"""

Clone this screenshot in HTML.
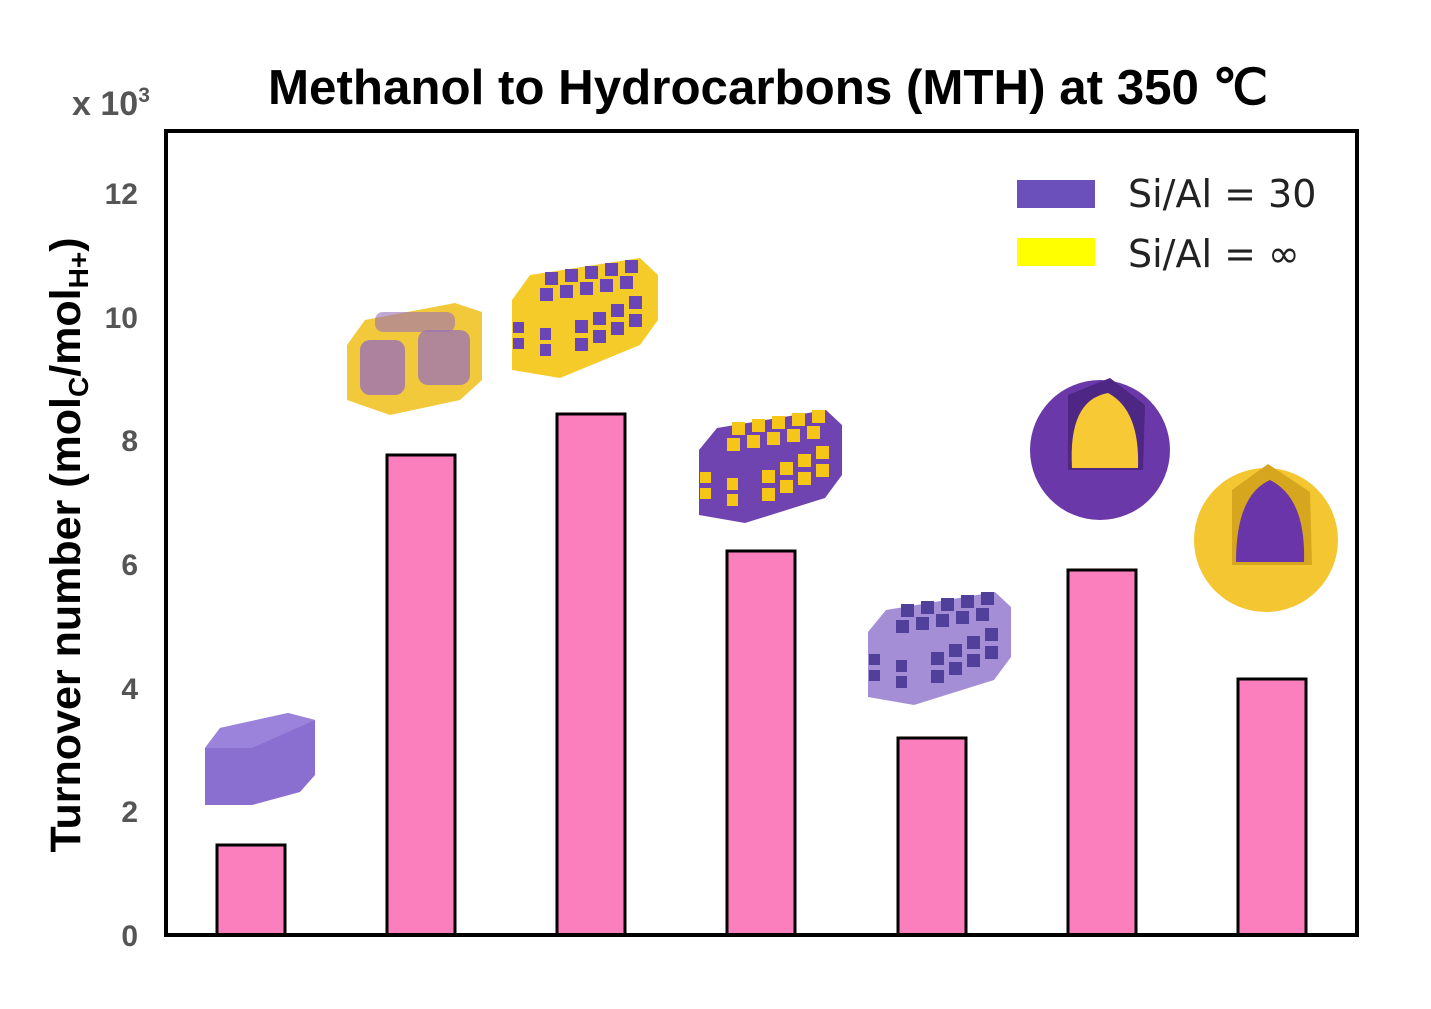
<!DOCTYPE html>
<html><head><meta charset="utf-8"><style>
body{margin:0;background:#fff;width:1431px;height:1004px;overflow:hidden;position:relative;font-family:"Liberation Sans",sans-serif}
</style></head><body>
<svg width="1431" height="1004" viewBox="0 0 1431 1004" xmlns="http://www.w3.org/2000/svg" font-family="Liberation Sans, sans-serif">
<defs>
<g id="cubes">
<rect x="0" y="0" width="13" height="13"/><rect x="20" y="-3" width="13" height="13"/><rect x="40" y="-6" width="13" height="13"/><rect x="60" y="-9" width="13" height="13"/><rect x="80" y="-12" width="13" height="13"/>
<rect x="-5" y="16" width="13" height="13"/><rect x="15" y="13" width="13" height="13"/><rect x="35" y="10" width="13" height="13"/><rect x="55" y="7" width="13" height="13"/><rect x="75" y="4" width="13" height="13"/>
<rect x="-32" y="50" width="11" height="11"/><rect x="-32" y="66" width="11" height="11"/><rect x="-5" y="56" width="11" height="12"/><rect x="-5" y="72" width="11" height="12"/>
<rect x="30" y="48" width="13" height="13"/><rect x="48" y="40" width="13" height="13"/><rect x="66" y="32" width="13" height="13"/><rect x="84" y="24" width="13" height="13"/>
<rect x="30" y="66" width="13" height="13"/><rect x="48" y="58" width="13" height="13"/><rect x="66" y="50" width="13" height="13"/><rect x="84" y="42" width="13" height="13"/>
</g>
</defs>
<text x="768" y="104" text-anchor="middle" font-size="49" font-weight="bold" textLength="1000" lengthAdjust="spacingAndGlyphs">Methanol to Hydrocarbons (MTH) at 350 ℃</text>
<text x="72" y="115" font-size="34" font-weight="bold" fill="#555">x 10<tspan font-size="21" dy="-13">3</tspan></text>
<g font-size="30" font-weight="bold" fill="#555" text-anchor="end">
<text x="138" y="946">0</text><text x="138" y="822">2</text><text x="138" y="699">4</text><text x="138" y="575">6</text><text x="138" y="451">8</text><text x="138" y="328">10</text><text x="138" y="204">12</text>
</g>
<text transform="translate(80,545) rotate(-90)" text-anchor="middle" font-size="43" font-weight="bold">Turnover number (mol<tspan font-size="28" dy="8">C</tspan><tspan dy="-8">/mol</tspan><tspan font-size="28" dy="8">H+</tspan><tspan dy="-8">)</tspan></text>
<g fill="#fb7fbc" stroke="#000" stroke-width="3">
<rect x="217" y="845" width="68" height="90"/>
<rect x="387" y="455" width="68" height="480"/>
<rect x="557" y="414" width="68" height="521"/>
<rect x="727" y="551" width="68" height="384"/>
<rect x="898" y="738" width="68" height="197"/>
<rect x="1068" y="570" width="68" height="365"/>
<rect x="1238" y="679" width="68" height="256"/>
</g>
<rect x="166" y="131" width="1191" height="804" fill="none" stroke="#000" stroke-width="4"/>
<rect x="1017" y="180" width="78" height="28" fill="#6b4fbb"/>
<rect x="1017" y="238" width="78" height="28" fill="#ffff00"/>
<text x="1128" y="207" font-size="38" font-family="DejaVu Sans, sans-serif" fill="#222">Si/Al = 30</text>
<text x="1128" y="267" font-size="38" font-family="DejaVu Sans, sans-serif" fill="#222">Si/Al = ∞</text>
<polygon points="205,748 220,728 288,713 315,720 315,775 300,792 252,805 205,805" fill="#8a6fd0"/>
<polygon points="205,748 220,728 288,713 315,720 252,748" fill="#9b82da"/>
<polygon points="347,345 365,320 455,303 482,312 482,380 460,400 390,415 347,400" fill="#f2c93a"/>
<rect x="360" y="340" width="45" height="55" rx="10" fill="#9a70b8" opacity="0.8"/>
<rect x="418" y="330" width="52" height="55" rx="10" fill="#9a70b8" opacity="0.75"/>
<rect x="375" y="312" width="80" height="20" rx="8" fill="#9a70b8" opacity="0.6"/>
<polygon points="512,300 530,275 640,258 658,275 658,320 640,345 560,378 512,370" fill="#f5cb2a"/>
<g fill="#6a45b5" transform="translate(545,272)"><use href="#cubes"/></g>
<polygon points="699,450 717,428 826,410 842,425 842,475 825,498 745,523 699,515" fill="#7044b0"/>
<g fill="#f5c518" transform="translate(732,422)"><use href="#cubes"/></g>
<polygon points="868,632 886,610 995,592 1011,607 1011,657 994,680 914,705 868,697" fill="#a48fd6"/>
<g fill="#50409a" transform="translate(901,604)"><use href="#cubes"/></g>
<circle cx="1100" cy="450" r="70" fill="#6a38a8"/>
<path d="M1068,395 L1110,378 L1145,405 L1143,470 L1068,470 Z" fill="#4e2683"/>
<path d="M1072,468 Q1068,400 1108,393 Q1140,410 1138,468 Z" fill="#f7c934"/>
<circle cx="1266" cy="540" r="72" fill="#f3c632"/>
<path d="M1232,490 L1268,464 L1310,492 L1312,565 L1232,565 Z" fill="#d7a61f"/>
<path d="M1236,562 Q1236,495 1270,480 Q1306,498 1304,562 Z" fill="#6a35a8"/>
</svg>
</body></html>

"""

*Given exercise:* In the copy, include no pictures; restate the listing above exactly.

*Result:*
Clone this screenshot in HTML.
<!DOCTYPE html>
<html><head><meta charset="utf-8"><style>
body{margin:0;background:#fff;width:1431px;height:1004px;overflow:hidden;position:relative;font-family:"Liberation Sans",sans-serif}
</style></head><body>
<svg width="1431" height="1004" viewBox="0 0 1431 1004" xmlns="http://www.w3.org/2000/svg" font-family="Liberation Sans, sans-serif">
<defs>
<g id="cubes">
<rect x="0" y="0" width="13" height="13"/><rect x="20" y="-3" width="13" height="13"/><rect x="40" y="-6" width="13" height="13"/><rect x="60" y="-9" width="13" height="13"/><rect x="80" y="-12" width="13" height="13"/>
<rect x="-5" y="16" width="13" height="13"/><rect x="15" y="13" width="13" height="13"/><rect x="35" y="10" width="13" height="13"/><rect x="55" y="7" width="13" height="13"/><rect x="75" y="4" width="13" height="13"/>
<rect x="-32" y="50" width="11" height="11"/><rect x="-32" y="66" width="11" height="11"/><rect x="-5" y="56" width="11" height="12"/><rect x="-5" y="72" width="11" height="12"/>
<rect x="30" y="48" width="13" height="13"/><rect x="48" y="40" width="13" height="13"/><rect x="66" y="32" width="13" height="13"/><rect x="84" y="24" width="13" height="13"/>
<rect x="30" y="66" width="13" height="13"/><rect x="48" y="58" width="13" height="13"/><rect x="66" y="50" width="13" height="13"/><rect x="84" y="42" width="13" height="13"/>
</g>
</defs>
<text x="768" y="104" text-anchor="middle" font-size="49" font-weight="bold" textLength="1000" lengthAdjust="spacingAndGlyphs">Methanol to Hydrocarbons (MTH) at 350 ℃</text>
<text x="72" y="115" font-size="34" font-weight="bold" fill="#555">x 10<tspan font-size="21" dy="-13">3</tspan></text>
<g font-size="30" font-weight="bold" fill="#555" text-anchor="end">
<text x="138" y="946">0</text><text x="138" y="822">2</text><text x="138" y="699">4</text><text x="138" y="575">6</text><text x="138" y="451">8</text><text x="138" y="328">10</text><text x="138" y="204">12</text>
</g>
<text transform="translate(80,545) rotate(-90)" text-anchor="middle" font-size="43" font-weight="bold">Turnover number (mol<tspan font-size="28" dy="8">C</tspan><tspan dy="-8">/mol</tspan><tspan font-size="28" dy="8">H+</tspan><tspan dy="-8">)</tspan></text>
<g fill="#fb7fbc" stroke="#000" stroke-width="3">
<rect x="217" y="845" width="68" height="90"/>
<rect x="387" y="455" width="68" height="480"/>
<rect x="557" y="414" width="68" height="521"/>
<rect x="727" y="551" width="68" height="384"/>
<rect x="898" y="738" width="68" height="197"/>
<rect x="1068" y="570" width="68" height="365"/>
<rect x="1238" y="679" width="68" height="256"/>
</g>
<rect x="166" y="131" width="1191" height="804" fill="none" stroke="#000" stroke-width="4"/>
<rect x="1017" y="180" width="78" height="28" fill="#6b4fbb"/>
<rect x="1017" y="238" width="78" height="28" fill="#ffff00"/>
<text x="1128" y="207" font-size="38" font-family="DejaVu Sans, sans-serif" fill="#222">Si/Al = 30</text>
<text x="1128" y="267" font-size="38" font-family="DejaVu Sans, sans-serif" fill="#222">Si/Al = ∞</text>
<polygon points="205,748 220,728 288,713 315,720 315,775 300,792 252,805 205,805" fill="#8a6fd0"/>
<polygon points="205,748 220,728 288,713 315,720 252,748" fill="#9b82da"/>
<polygon points="347,345 365,320 455,303 482,312 482,380 460,400 390,415 347,400" fill="#f2c93a"/>
<rect x="360" y="340" width="45" height="55" rx="10" fill="#9a70b8" opacity="0.8"/>
<rect x="418" y="330" width="52" height="55" rx="10" fill="#9a70b8" opacity="0.75"/>
<rect x="375" y="312" width="80" height="20" rx="8" fill="#9a70b8" opacity="0.6"/>
<polygon points="512,300 530,275 640,258 658,275 658,320 640,345 560,378 512,370" fill="#f5cb2a"/>
<g fill="#6a45b5" transform="translate(545,272)"><use href="#cubes"/></g>
<polygon points="699,450 717,428 826,410 842,425 842,475 825,498 745,523 699,515" fill="#7044b0"/>
<g fill="#f5c518" transform="translate(732,422)"><use href="#cubes"/></g>
<polygon points="868,632 886,610 995,592 1011,607 1011,657 994,680 914,705 868,697" fill="#a48fd6"/>
<g fill="#50409a" transform="translate(901,604)"><use href="#cubes"/></g>
<circle cx="1100" cy="450" r="70" fill="#6a38a8"/>
<path d="M1068,395 L1110,378 L1145,405 L1143,470 L1068,470 Z" fill="#4e2683"/>
<path d="M1072,468 Q1068,400 1108,393 Q1140,410 1138,468 Z" fill="#f7c934"/>
<circle cx="1266" cy="540" r="72" fill="#f3c632"/>
<path d="M1232,490 L1268,464 L1310,492 L1312,565 L1232,565 Z" fill="#d7a61f"/>
<path d="M1236,562 Q1236,495 1270,480 Q1306,498 1304,562 Z" fill="#6a35a8"/>
</svg>
</body></html>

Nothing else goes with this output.